## INPUT RECORDS

----

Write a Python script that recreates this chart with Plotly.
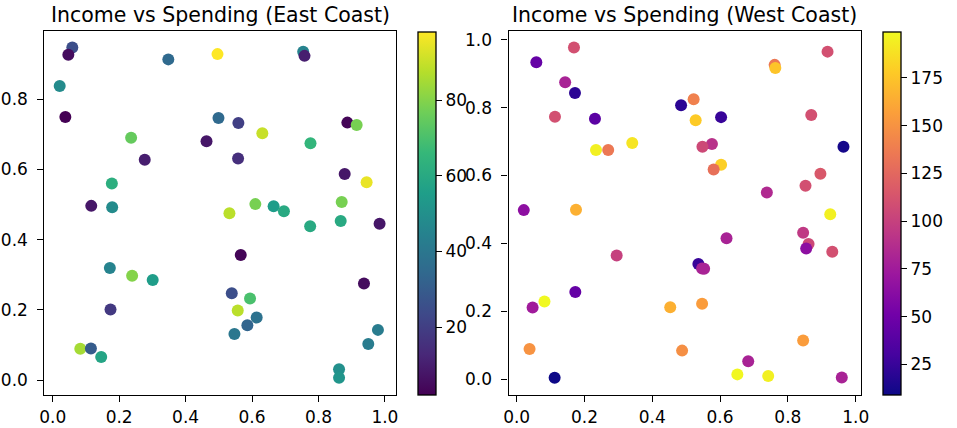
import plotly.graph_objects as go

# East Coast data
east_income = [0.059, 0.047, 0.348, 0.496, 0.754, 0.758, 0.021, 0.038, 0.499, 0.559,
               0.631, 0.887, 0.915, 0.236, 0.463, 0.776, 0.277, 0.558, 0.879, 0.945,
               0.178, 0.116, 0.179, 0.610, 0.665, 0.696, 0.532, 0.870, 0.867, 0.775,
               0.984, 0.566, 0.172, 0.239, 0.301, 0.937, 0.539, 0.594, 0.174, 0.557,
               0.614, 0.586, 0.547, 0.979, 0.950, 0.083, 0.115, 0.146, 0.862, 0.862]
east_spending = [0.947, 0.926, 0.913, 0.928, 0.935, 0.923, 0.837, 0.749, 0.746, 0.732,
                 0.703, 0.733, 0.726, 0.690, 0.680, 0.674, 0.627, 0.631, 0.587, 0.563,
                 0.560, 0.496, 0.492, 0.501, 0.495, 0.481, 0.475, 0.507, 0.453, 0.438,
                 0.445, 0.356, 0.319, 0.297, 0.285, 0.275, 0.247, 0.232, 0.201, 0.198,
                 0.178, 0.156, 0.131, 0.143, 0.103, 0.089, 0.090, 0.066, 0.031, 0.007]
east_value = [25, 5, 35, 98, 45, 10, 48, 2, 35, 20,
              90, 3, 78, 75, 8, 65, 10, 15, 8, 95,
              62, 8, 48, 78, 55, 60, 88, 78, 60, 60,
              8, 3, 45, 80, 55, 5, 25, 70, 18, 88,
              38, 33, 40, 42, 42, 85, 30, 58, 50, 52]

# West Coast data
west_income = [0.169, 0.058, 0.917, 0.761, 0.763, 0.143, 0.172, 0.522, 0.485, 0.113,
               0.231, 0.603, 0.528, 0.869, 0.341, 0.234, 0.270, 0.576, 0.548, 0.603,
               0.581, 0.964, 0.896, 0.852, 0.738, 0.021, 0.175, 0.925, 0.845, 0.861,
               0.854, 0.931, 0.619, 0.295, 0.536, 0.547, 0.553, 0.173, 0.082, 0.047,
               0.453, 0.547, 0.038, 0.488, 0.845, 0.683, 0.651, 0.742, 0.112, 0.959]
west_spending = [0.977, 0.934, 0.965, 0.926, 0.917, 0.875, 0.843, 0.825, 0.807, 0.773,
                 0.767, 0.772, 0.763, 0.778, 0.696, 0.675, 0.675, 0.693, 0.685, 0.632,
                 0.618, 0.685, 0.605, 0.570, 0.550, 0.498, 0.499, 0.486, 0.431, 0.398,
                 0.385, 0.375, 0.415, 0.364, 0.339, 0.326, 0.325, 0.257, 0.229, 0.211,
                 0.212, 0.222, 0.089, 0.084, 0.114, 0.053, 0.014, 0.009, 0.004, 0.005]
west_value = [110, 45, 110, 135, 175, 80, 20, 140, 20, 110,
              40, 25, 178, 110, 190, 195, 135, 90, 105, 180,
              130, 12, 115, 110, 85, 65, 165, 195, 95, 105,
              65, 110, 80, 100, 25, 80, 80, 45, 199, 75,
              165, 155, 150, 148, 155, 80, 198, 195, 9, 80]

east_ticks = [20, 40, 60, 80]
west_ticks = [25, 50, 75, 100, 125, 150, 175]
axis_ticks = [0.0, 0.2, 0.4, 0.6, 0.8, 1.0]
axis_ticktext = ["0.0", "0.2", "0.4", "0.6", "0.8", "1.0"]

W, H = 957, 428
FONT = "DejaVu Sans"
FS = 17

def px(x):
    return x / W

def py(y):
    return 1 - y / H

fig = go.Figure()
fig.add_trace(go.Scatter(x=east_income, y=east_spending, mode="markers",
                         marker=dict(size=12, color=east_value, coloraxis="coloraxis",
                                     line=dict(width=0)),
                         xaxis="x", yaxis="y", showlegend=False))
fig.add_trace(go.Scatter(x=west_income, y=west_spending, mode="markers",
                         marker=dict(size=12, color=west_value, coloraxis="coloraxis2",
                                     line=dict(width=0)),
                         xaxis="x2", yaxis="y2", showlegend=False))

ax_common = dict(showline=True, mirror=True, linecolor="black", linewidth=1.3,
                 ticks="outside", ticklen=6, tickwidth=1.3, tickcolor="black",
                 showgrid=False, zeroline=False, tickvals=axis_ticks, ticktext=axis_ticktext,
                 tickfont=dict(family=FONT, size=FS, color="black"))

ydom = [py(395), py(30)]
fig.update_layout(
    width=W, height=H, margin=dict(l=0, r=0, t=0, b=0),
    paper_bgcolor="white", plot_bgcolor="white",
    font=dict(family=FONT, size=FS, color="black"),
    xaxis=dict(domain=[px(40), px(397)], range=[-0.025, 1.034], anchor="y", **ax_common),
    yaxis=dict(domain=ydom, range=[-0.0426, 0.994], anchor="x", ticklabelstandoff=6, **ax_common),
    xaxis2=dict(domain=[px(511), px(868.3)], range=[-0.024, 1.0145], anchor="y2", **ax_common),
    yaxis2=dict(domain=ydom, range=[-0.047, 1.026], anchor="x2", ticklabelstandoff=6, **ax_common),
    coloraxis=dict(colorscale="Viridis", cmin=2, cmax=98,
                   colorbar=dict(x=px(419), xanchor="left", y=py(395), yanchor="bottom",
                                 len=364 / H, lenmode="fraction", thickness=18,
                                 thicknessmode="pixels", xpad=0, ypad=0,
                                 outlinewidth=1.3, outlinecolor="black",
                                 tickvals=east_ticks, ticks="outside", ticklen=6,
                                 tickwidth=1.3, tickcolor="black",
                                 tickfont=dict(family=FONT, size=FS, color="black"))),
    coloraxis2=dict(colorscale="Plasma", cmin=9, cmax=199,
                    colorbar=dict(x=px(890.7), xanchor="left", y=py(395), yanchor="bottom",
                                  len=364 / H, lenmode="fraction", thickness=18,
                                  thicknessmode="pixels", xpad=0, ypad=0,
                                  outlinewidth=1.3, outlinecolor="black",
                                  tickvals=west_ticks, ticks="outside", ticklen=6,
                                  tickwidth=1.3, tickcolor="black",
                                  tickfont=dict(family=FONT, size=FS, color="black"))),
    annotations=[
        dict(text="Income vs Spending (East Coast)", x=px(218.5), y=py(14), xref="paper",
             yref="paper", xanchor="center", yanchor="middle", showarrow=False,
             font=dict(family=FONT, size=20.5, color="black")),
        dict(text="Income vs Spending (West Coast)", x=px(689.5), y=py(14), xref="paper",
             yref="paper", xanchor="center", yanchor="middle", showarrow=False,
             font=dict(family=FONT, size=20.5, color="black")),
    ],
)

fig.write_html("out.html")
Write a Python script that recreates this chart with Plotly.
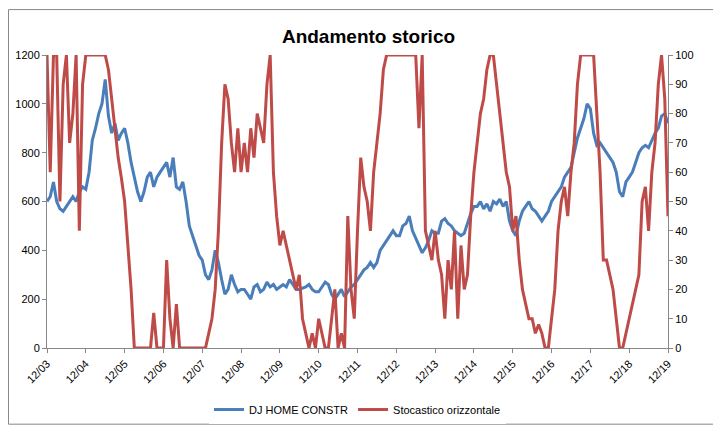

----

## TASK BRIEF
Set down the records above word for word, from the first line through the line containing "38, 33, 40, 42, 42, 85, 30, 58, 50, 52]", both included; leave out the pictures.

## SOLUTION FOR THIS TASK
Write a Python script that recreates this chart with Plotly.
import plotly.graph_objects as go

# East Coast data
east_income = [0.059, 0.047, 0.348, 0.496, 0.754, 0.758, 0.021, 0.038, 0.499, 0.559,
               0.631, 0.887, 0.915, 0.236, 0.463, 0.776, 0.277, 0.558, 0.879, 0.945,
               0.178, 0.116, 0.179, 0.610, 0.665, 0.696, 0.532, 0.870, 0.867, 0.775,
               0.984, 0.566, 0.172, 0.239, 0.301, 0.937, 0.539, 0.594, 0.174, 0.557,
               0.614, 0.586, 0.547, 0.979, 0.950, 0.083, 0.115, 0.146, 0.862, 0.862]
east_spending = [0.947, 0.926, 0.913, 0.928, 0.935, 0.923, 0.837, 0.749, 0.746, 0.732,
                 0.703, 0.733, 0.726, 0.690, 0.680, 0.674, 0.627, 0.631, 0.587, 0.563,
                 0.560, 0.496, 0.492, 0.501, 0.495, 0.481, 0.475, 0.507, 0.453, 0.438,
                 0.445, 0.356, 0.319, 0.297, 0.285, 0.275, 0.247, 0.232, 0.201, 0.198,
                 0.178, 0.156, 0.131, 0.143, 0.103, 0.089, 0.090, 0.066, 0.031, 0.007]
east_value = [25, 5, 35, 98, 45, 10, 48, 2, 35, 20,
              90, 3, 78, 75, 8, 65, 10, 15, 8, 95,
              62, 8, 48, 78, 55, 60, 88, 78, 60, 60,
              8, 3, 45, 80, 55, 5, 25, 70, 18, 88,
              38, 33, 40, 42, 42, 85, 30, 58, 50, 52]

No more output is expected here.